Some people will say that it works the other way around. That happy people are grateful because they obviously have something to thank for, that they are more blessed. I think that happiness is something that comes from within and cultivated by an attitude of gratitude. The Benedictine monk below backs me up on this one.

“If you’re grateful, you’re not fearful, and if you’re not fearful, you’re not violent. If you’re grateful, you act out of a sense of enough and not of a sense of scarcity, and you are willing to share. If you are grateful, you are enjoying the differences between people, and you are respectful to everybody, and that changes this power pyramid under which we live.” – David Steindl-Rast

Developing an attitude of gratitude

There is probably no other time in the year when gratitude is most popular than November when it’s thanksgiving period and harvest time. In areas of the world where it is dark early, gratitude acts as an armor against the cold winter days.
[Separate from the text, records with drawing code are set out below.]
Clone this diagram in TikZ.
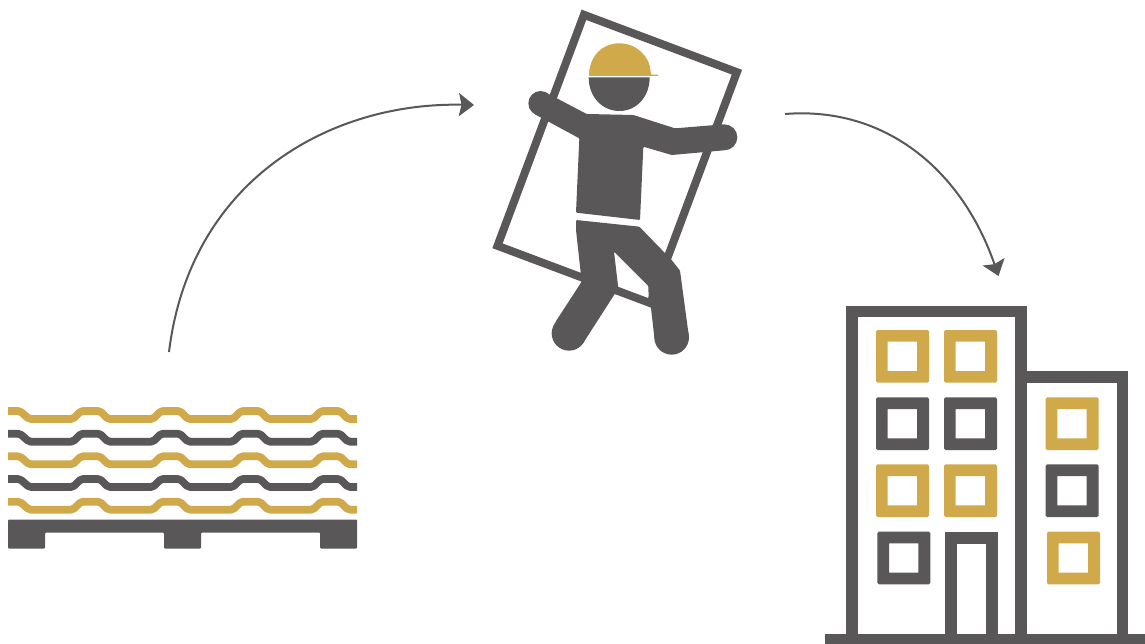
\documentclass[tikz,border=0pt]{standalone}
\usetikzlibrary{arrows.meta}
\definecolor{ink}{HTML}{595757}
\definecolor{gold}{HTML}{D0AA4A}
\tikzset{
  flow/.style={draw=ink,line width=2pt,-{Stealth[length=15pt,width=23pt,inset=2.5pt]}},
  sheet/.style={draw=#1,line width=7.7pt,line join=round,rounded corners=2pt},
  wall/.style={draw=ink,line width=11.7pt,line join=miter},
  frame/.style={draw=ink,line width=8pt,line join=miter},
  zoomed/.style={x=0.33333pt,y=-0.33333pt},
}
\newcommand{\sheetline}[2]{%
  \draw[sheet=#1] (8,#2) -- (20,#2) -- (29,#2+8) -- (73,#2+8) -- (81,#2) -- (100,#2) -- (108,#2+8)
    -- (153,#2+8) -- (161,#2) -- (180,#2) -- (188,#2+8)
    -- (233,#2+8) -- (241,#2) -- (260,#2) -- (268,#2+8)
    -- (313,#2+8) -- (321,#2) -- (340,#2) -- (348,#2+8) -- (357,#2+8);}
\newcommand{\panebox}[3]{%
  \fill[#1,even odd rule] [rounded corners=1.5pt] (#2,#3) rectangle (#2+159,#3+158) [sharp corners] (#2+35,#3+35) rectangle (#2+123,#3+123);}
\begin{document}
\begin{tikzpicture}[x=1pt,y=-1pt]
\useasboundingbox (0,0) rectangle (1145,644);
% window frame carried by the worker
\draw[frame] (583.9,14.8) -- (736.9,72.2) -- (650.5,303.2) -- (497.5,245.8) -- cycle;
% worker
\begin{scope}[shift={(490,0)},zoomed]
  \fill[ink] (152,310) circle[radius=37pt/3];
  \fill[ink] (703,412) circle[radius=39pt/3];
  \fill[ink,rounded corners=1pt] (170,279) -- (290,342) -- (430,345) -- (555,385) -- (700,373) -- (702,451) -- (545,465)
     -- (460,440) -- (450,660) -- (258,638) -- (268,415) -- (133,342) -- cycle;
  \fill[ink] (296,232) -- (479,232) .. controls (479,290) and (440,333) .. (388,333) .. controls (336,333) and (296,290) .. (296,232) -- cycle;
  \fill[gold] (297,228) .. controls (297,170) and (335,130) .. (388,130) .. controls (440,130) and (480,170) .. (482,215)
     -- (484,224) -- (504,224) -- (504,228) -- cycle;
  \fill[ink] (545,1012) circle[radius=52pt/3];
  \fill[ink] (237,1000) circle[radius=52pt/3];
  \fill[ink,rounded corners=1pt] (258,660) -- (448,680) -- (545,780) -- (570,812) -- (597,1012) -- (494,1020) -- (483,925)
     -- (476,895) -- (475,858) -- (372,755) -- (385,865) -- (279,1030) -- (195,968) -- (275,845) -- (258,690) -- cycle;
\end{scope}
% stack of sheets
\sheetline{gold}{411}
\sheetline{ink}{433.7}
\sheetline{gold}{456.3}
\sheetline{ink}{479}
\sheetline{gold}{501.7}
\fill[ink,rounded corners=1pt] (8,519.5) -- (357,519.5) -- (357,548.5) -- (320,548.5) -- (320,532.5) -- (201,532.5) -- (201,548.5)
  -- (164,548.5) -- (164,532.5) -- (45,532.5) -- (45,548.5) -- (8,548.5) -- cycle;
% building
\begin{scope}[shift={(820,300)},zoomed]
  \fill[ink] (15,1002) rectangle (975,1040);
  \draw[wall] (95,1002) -- (95,34.5) -- (603,34.5) -- (603,1002);
  \draw[wall] (603,231) -- (907.5,231) -- (907.5,1002);
  \draw[wall] (393.5,1002) -- (393.5,713) -- (516,713) -- (516,1002);
  \panebox{gold}{168}{90}
  \panebox{gold}{372}{90}
  \panebox{ink}{168}{292}
  \panebox{ink}{372}{292}
  \panebox{gold}{168}{493}
  \panebox{gold}{372}{493}
  \panebox{ink}{172}{695}
  \panebox{gold}{677}{292}
  \panebox{ink}{677}{493}
  \panebox{gold}{681}{695}
\end{scope}
% flow arrows
\coordinate (stackTop) at (169,352);
\coordinate (workerIn) at (474,105);
\coordinate (workerOut) at (785,114);
\coordinate (buildingTop) at (998.5,276);
\draw[flow] (stackTop) .. controls (190,180) and (330,102) .. (workerIn);
\draw[flow] (workerOut) .. controls (885,106) and (962,170) .. (buildingTop);
\end{tikzpicture}
\end{document}
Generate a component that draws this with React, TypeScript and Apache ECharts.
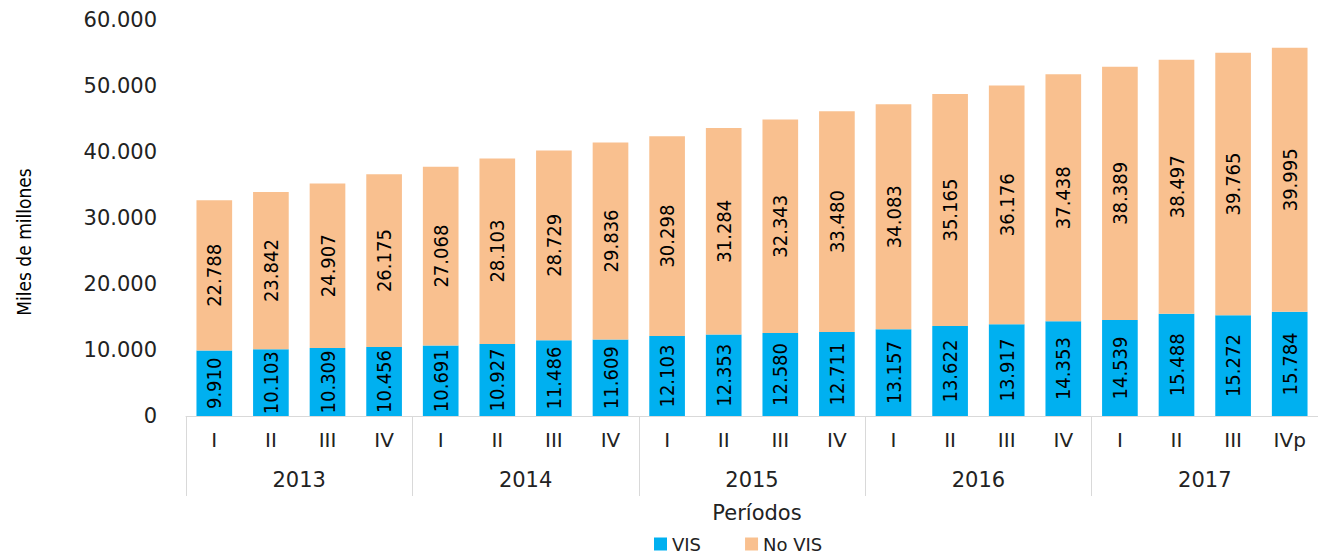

And how do you develop an attitude of gratitude?

Positive psychology suggests the maintenance of a gratitude journal or what I call ‘JOYrnal’. Laura Trice suggests, we just have to say ‘thank you’ or actively ask for it. Former PepsiCo CEO Indra Nooyi once wrote more than 400 gratitude letters to parents of her senior executives. One colleague at lunch suggested this week that we name one thing we are grateful for at work that day which did change my mood for the whole day.

All these examples teach us to shine a light on positive issues as we do with the not-so-positive incidents, speak about them and even write them down. Focusing on the positive helps us be more grateful, and eventually, happier individuals.

What am I grateful for?

I have always been grateful for growing up in a family of good people and having the chance to have a little family of my own. And while pouring myself a cup of coffee this morning, I was especially feeling grateful for having grown up in a period when the internet was just entering the market. During my university days, we, journalism students, used to bring typewriters to school — what kids would call these days, ‘a computer and printer in one.’ I am grateful for the fact that I did not grow up where everything around me was automated because it taught me patience, resourcefulness and eventually, gratitude for everything that’s automated around me right now. Working with younger people makes me realize the need for and power of these values more and more.

I am grateful to live in a part of the world that is free, where women can make choices and people live longer. I know that it is still rather different in other parts of the world right now but this is my reality, and I am grateful that we can introduce all these beautiful things to other parts of the world where they have less of it.

And you, what are you grateful for today? Stop. Look. Go.